Introduction

The Faculty of Medicine at Monash University admits incoming students who have shown by their scholastic performance that they are intellectually very able, that they are creative, that they are dedicated and that they are capable of the hard work that is needed to succeed in gaining entry to the course. The faculty is aware that these achievements require a high level of motivation and commitment. This drive and ambition needs to be maintained through the long and difficult course ahead. The faculty accepts that it has a responsibility to foster motivation and to expose its students to the varied range of opportunities which are provided through medicine as a profession. In addition, students themselves need to maintain their enthusiasm for their personal goals in medicine, their intellectual curiosity about the knowledge base on which the practice of medicine is founded and their desire and sense of purpose to be involved in one of the most highly regarded professions concerned with providing services essential to the health needs of the community. No matter what the endeavour in which the medical graduate eventually becomes involved, great satisfaction will be gained through the service that he or she can provide.
The Faculty of Medicine is committed to the maintenance of the very highest standards. These are guaranteed by the personal values, and the high distinction in their professional areas, of the members of staff of the faculty. They are also contributed to by the high quality of the students in the medical course. Nothing but the top standards should satisfy these students whose own aspirations should be to achieve the highest levels of performance of which they are capable. The community at large expects the best professional competency in the medical graduates who will assume responsibility for its health. Moreover, the profession itself demands that the highest standards be guaranteed by the medical schools which are responsible for the training of future members of the profession. Our staff, our students and our graduates establish the reputation of our Faculty of Medicine.
The Faculty of Medicine expects the student body to be interactive with the staff and with the faculty itself. Student opinion is valued and critical comment on elements of the course is expected and appreciated. Students have a role in the development of faculty policy, in curricular reform, in faculty innovation and in presenting the faculty and its achievements in the public arena. The government of the faculty (the faculty board) includes student representatives, and the student body itself is organised, through its own society, to deal with aspects of the social support of students as well as some of their educational aspirations.
For all students, personal objectives must include the acquisition of the ability to read published work critically and to distinguish between fact and inference. Students must be able to form opinions and attitudes which are based on fact and evidence and which can be clearly and effectively expressed and communicated. The course content and its structure are always being evaluated, updated and revised so that the primary objectives of acquisition of essential knowledge, development of appropriate skills, learning of expertise in problem solving and formation of caring and considerate attitudes will be attended to. Great emphasis is placed on communication abilities because of the essential place which these occupy in all aspects of medicine and in all human interactions. Moreover, the faculty is committed to a concept of education as a continuing activity throughout the whole of a person's life.

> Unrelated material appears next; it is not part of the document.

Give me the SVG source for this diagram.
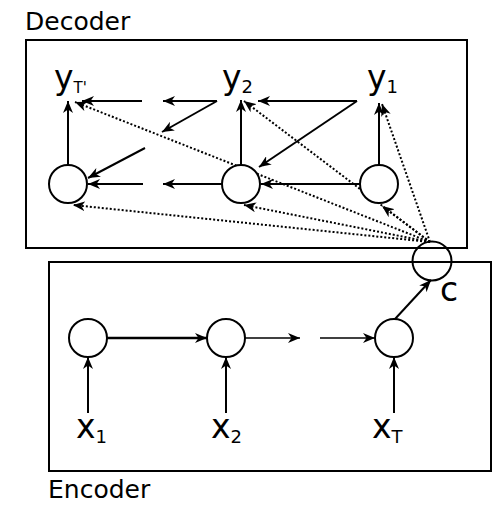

The approach adopted in the course assumes that all students will recognise that they have personal responsibility for their own learning. Material will be provided, instruction will be offered, and concerned and caring teachers with great skill and expertise will be available to help. However, it is the personal development of each individual student that is the objective of medical education. This involves active attention by each individual to the acquisition of appropriate knowledge, skills and attitudes and this must be understood to be the responsibility of each and every student.
Medical students will be expected progressively to develop independence and to assume authority in decision making about themselves and the patients with whom they are associated. Hence formal teaching will become less and less a feature of the Monash medical course as students progress through it and increasing emphasis will be placed on active self-directed learning for which students themselves are responsible.
Personal development is not just a matter of formal studies within the structure of the course. Medical graduates will find their satisfaction through work within a general community of which they become interacting members. Their contributions to that community, and the level of satisfaction they gain from their place within that community, will depend in large measure on their capacities for intellectual, social, sporting and cultural participation in community activities. These aspects of personal development must continue to be part of the daily lives of university students so that they will be comfortable in their later professional roles in a variety of contexts and so that, in spite of the heavy load of hard work in the course itself, they maintain their involvement in broader aspects of social life and do not become isolated bookworms whose only social contacts are with other studious medical students. In the past, medical students and medical graduates have been numbered among the most successful of the nation's athletes, musicians, sports persons, scientists, politicians, journalists, authors, poets, diplomats, welfare providers and philosophers. That should continue to be our expectation.
The Faculty of Medicine at Monash urges you to join in all the activities which are available to you and to enjoy yourselves, while assuming full personal responsibility for your own approach to learning and to the development of your personal career.